Security documents tend to be highly technical because of the applicable formalities and therefore few commercial or business issues arise when negotiating them. In any event, lenders (and their counsel) will typically seek to ensure that: (1) the security interest is validly created and perfected; (2) the documents procure that the validity and enforceability of the security cannot be impaired; and (3) enforcement and foreclosure can be as swift and smooth as possible. On the other hand, the project company will try to ensure that the security documentation does not impose any additional commercial obligations or otherwise any further restrictions and limitations to its operations than those heavily negotiated in the finance documents.

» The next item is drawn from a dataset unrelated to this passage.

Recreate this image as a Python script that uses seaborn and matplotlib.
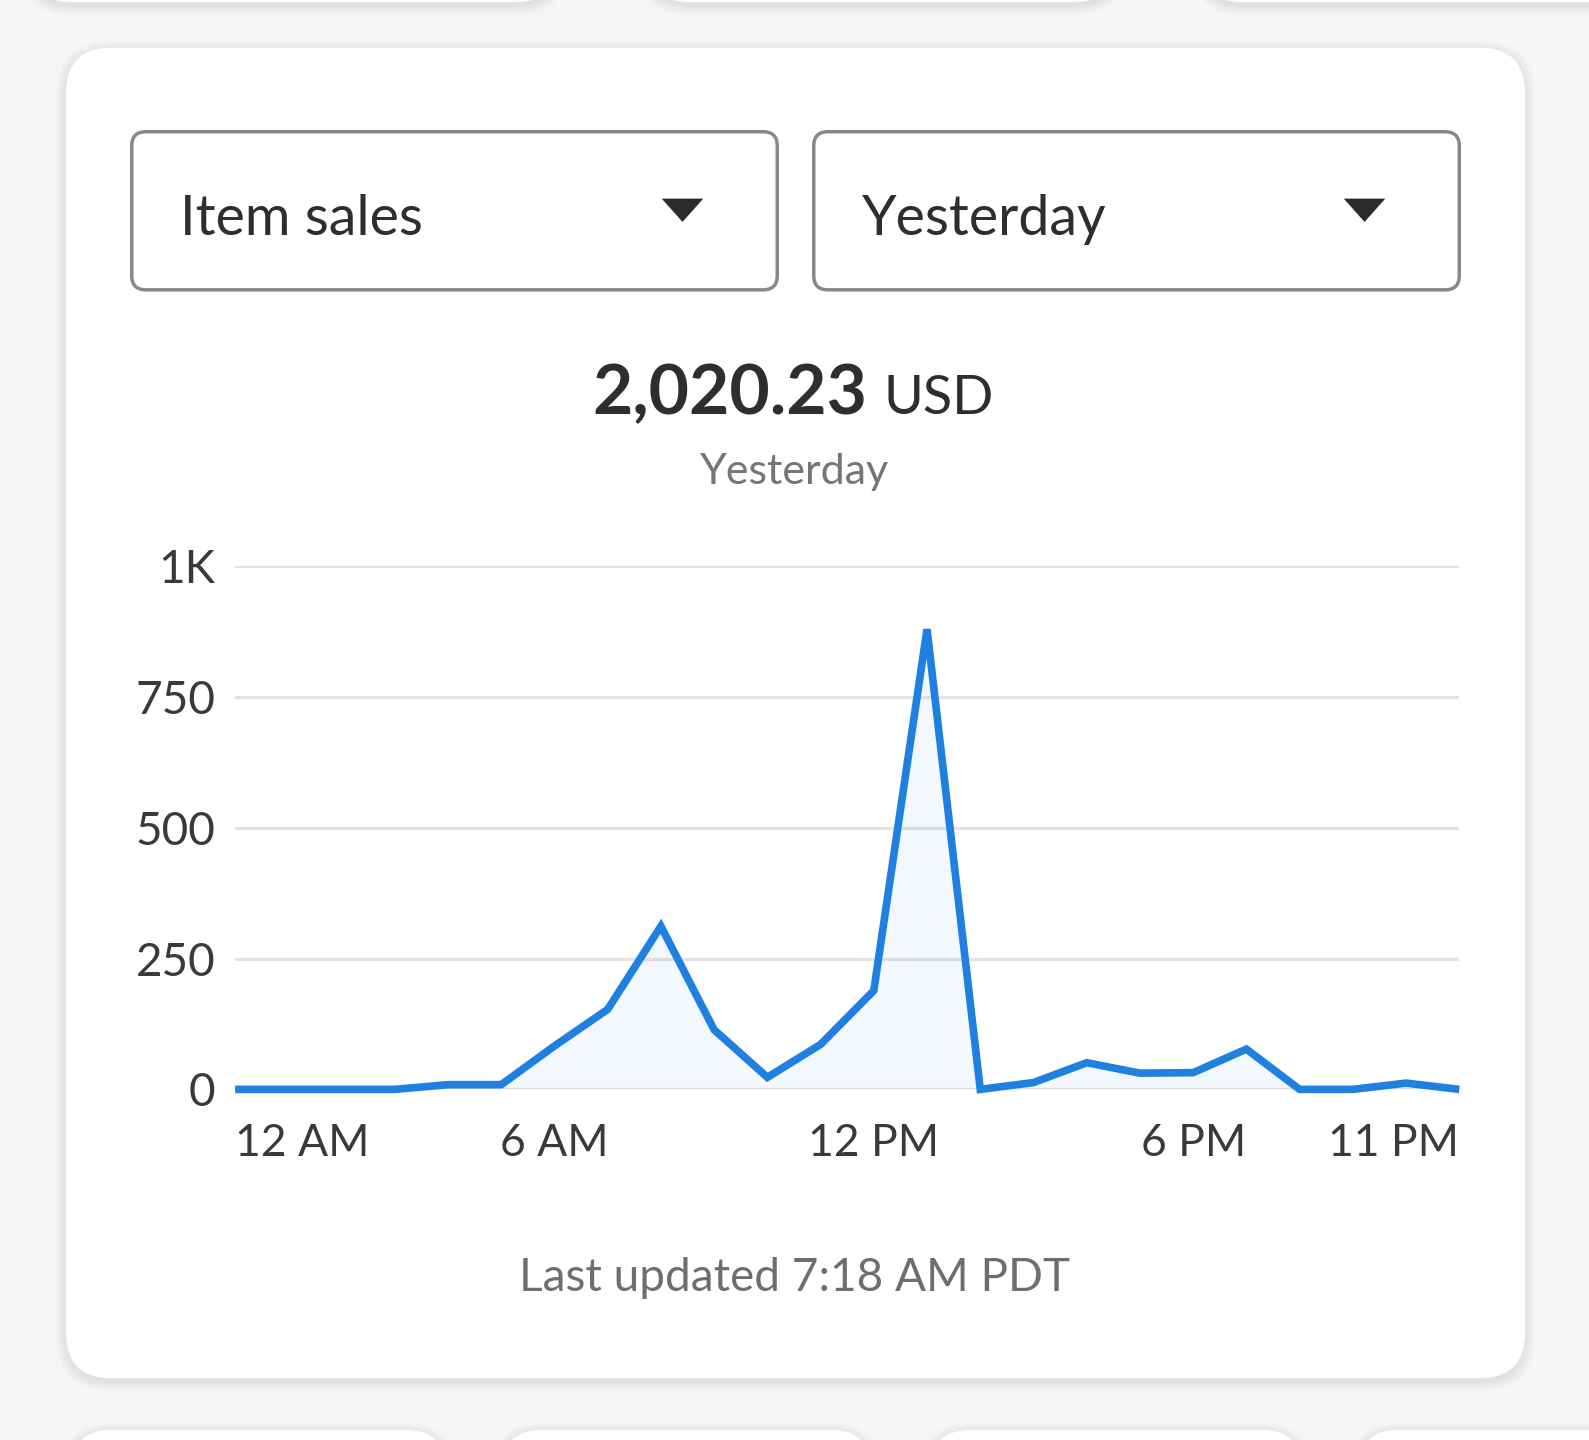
import numpy as np
import pandas as pd
import matplotlib.pyplot as plt
import seaborn as sns
from matplotlib.patches import FancyBboxPatch, Polygon

# hourly item sales for yesterday (USD)
hours = list(range(24))
sales = [0, 0, 0, 0, 9, 9, 83, 153, 312, 114, 23, 86, 189, 880,
         0, 13, 51, 31, 32, 77, 0, 0, 12, 0]
x_tick_pos = [0, 6, 12, 18, 23]
x_tick_labels = ["12 AM", "6 AM", "12 PM", "6 PM", "11 PM"]
y_ticks = [0, 250, 500, 750, 1000]
y_tick_labels = ["0", "250", "500", "750", "1K"]
dropdowns = ["Item sales", "Yesterday"]
total_value = "2,020.23"
currency = "USD"
period = "Yesterday"
footer = "Last updated 7:18 AM PDT"

# layout measured in reference units
W, H = 1568, 1421
BLUE = "#1f80e0"
DARK = "#2d2e32"


def fx(x):
    return x / W


def fy(y):
    return 1 - y / H


sns.set_theme(style="white")
plt.rcParams['font.family'] = ['Lato', 'DejaVu Sans']

fig = plt.figure(figsize=(15.89, 14.40), dpi=100)
fig.patch.set_facecolor("#f6f6f6")

bg = fig.add_axes([0, 0, 1, 1], zorder=0)
bg.set_xlim(0, W)
bg.set_ylim(H, 0)
bg.axis("off")


def card(x0, y0, x1, y1, r):
    # soft shadow then white card
    for i in range(7):
        d = 1 + i * 1.5
        bg.add_patch(FancyBboxPatch((x0 - d, y0 - d + 3), x1 - x0 + 2 * d, y1 - y0 + 2 * d,
                                    boxstyle=f"round,pad=0,rounding_size={r + d}",
                                    fc="black", ec="none", alpha=0.010))
    bg.add_patch(FancyBboxPatch((x0, y0), x1 - x0, y1 - y0,
                                boxstyle=f"round,pad=0,rounding_size={r}",
                                fc="white", ec="none"))


# neighbouring cards peeking in at the top and bottom
for a, b in [(30, 550), (640, 1100), (1185, 1620)]:
    card(a, -200, b, 2, 40)
for a, b in [(70, 440), (495, 860), (918, 1285), (1340, 1700)]:
    card(a, 1411, b, 1600, 40)

card(65, 47, 1505, 1360, 45)

# dropdown boxes
for i, label in enumerate(dropdowns):
    x0 = 130 + i * 673
    bg.add_patch(FancyBboxPatch((x0, 130), 637, 156,
                                boxstyle="round,pad=0,rounding_size=14",
                                fc="white", ec="#88888c", lw=2.5))
    bg.text(x0 + 48, 232, label, fontsize=40, color=DARK, ha="left", va="baseline")
    tx = x0 + 523
    bg.add_patch(Polygon([(tx, 196), (tx + 41, 196), (tx + 20.5, 219)],
                         closed=True, fc="#2b2b2e", ec="none"))

# headline figure
bg.text(856, 409, total_value, fontsize=50, fontweight="bold", color=DARK,
        ha="right", va="baseline")
bg.text(872, 409, currency, fontsize=39, color=DARK, ha="left", va="baseline")
bg.text(784, 478, period, fontsize=31, color="#767676", ha="center", va="baseline")
bg.text(784, 1274, footer, fontsize=33, color="#6e6e6e", ha="center", va="baseline")

# chart
ax = fig.add_axes([fx(232), fy(1075), fx(1440) - fx(232), fy(559) - fy(1075)], zorder=2)
ax.patch.set_alpha(0)
df = pd.DataFrame({"hour": hours, "sales": sales})
sns.lineplot(data=df, x="hour", y="sales", ax=ax, color=BLUE, linewidth=5.5)
for ln in ax.lines:
    ln.set_solid_joinstyle("miter")
    ln.set_solid_capstyle("butt")
    ln.set_clip_on(False)
ax.fill_between(df["hour"], df["sales"], 0, color=BLUE, alpha=0.055, lw=0)

ax.set_xlim(0, 23)
ax.set_ylim(0, 1000)
ax.set_yticks(y_ticks)
ax.set_yticklabels(y_tick_labels)
ax.set_xticks(x_tick_pos)
ax.set_xticklabels(x_tick_labels)
ax.set_xlabel("")
ax.set_ylabel("")
ax.yaxis.grid(True, color="#e4e4e4", lw=2.3)
ax.xaxis.grid(False)
ax.set_axisbelow(True)
sns.despine(ax=ax, left=True, bottom=True)
ax.tick_params(axis="y", length=0, pad=14, labelsize=33, labelcolor="#3a3a3a")
ax.tick_params(axis="x", length=0, pad=24, labelsize=32, labelcolor="#3a3a3a")
xl = ax.get_xticklabels()
xl[0].set_ha("left")
xl[-1].set_ha("right")

fig.savefig("out.png", dpi=100, facecolor=fig.get_facecolor())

iv Enforcement and foreclosure

The remedies available for secured creditors vary significantly from one jurisdiction to another. For instance, remedies in many jurisdictions are limited to foreclosure and sale of the collateral (typically in some sort of public auction or other means designed to maximise the price and to prevent a 'dirty' sale), while in others the range may be wider including the direct appropriation of the collateral by the secured creditors or the appointment of a receiver as further discussed in Section II.v.

Furthermore, foreclosure mechanics and restrictions also vary significantly from one jurisdiction to another. To assess the quality of their security package, lenders should not only be concerned about its scope, but also about the mechanics of foreclosure under the applicable law.

In particular, lenders should consider the following matters carefully:

  1. the application of compulsory grace or cure periods prior to foreclosure and limitations as to the right to foreclose (e.g., courts in some jurisdictions may be reluctant to uphold a foreclosure based on a technical or minor event of default);
  2. the availability of different foreclosure routes (e.g., in and out of court) and mechanics (e.g., private bilateral sale versus public auction);
  3. the obligations relating to the maximisation of the value of the collateral in its realisation;
  4. the impact that the insolvency of the project company may have on foreclosure (e.g., foreclosures may be stayed during all or part of the duration of insolvency proceedings);
  5. the limitations or restrictions on secured creditors participating in foreclosure auctions and credit bids (i.e., whether lenders can bid in their debt at foreclosure instead of doing so in cash);
  6. the expected costs arising from foreclosure; and
  7. the time frame applicable to foreclosure proceedings.

v Negative pledge

Project finance documentation will normally include not only the obligation to grant in favour of the lenders the security interests discussed in this chapter, but also a negative pledge covenant preventing the project company from granting any type of security over its assets (subject to certain exceptions such as those arising by operation of law or certain baskets that may be negotiated among the parties on a case-by-case basis) to provide additional protection to secured lenders with respect to their ranking.

Although this mechanism provides the lenders with additional comfort that no other third party will inhibit their rights to repayment (especially in the cases where the facility agreement also provides for additional covenants that aim to secure the equal treatment of all the creditors such as pari passu and cross default), this undertaking will not be binding upon or enforceable against third parties as in rem rights are and will typically not prevent the generation of legal liens, encumbrances or charges by operation of law, or prejudice any legal privilege relating to priority of payments.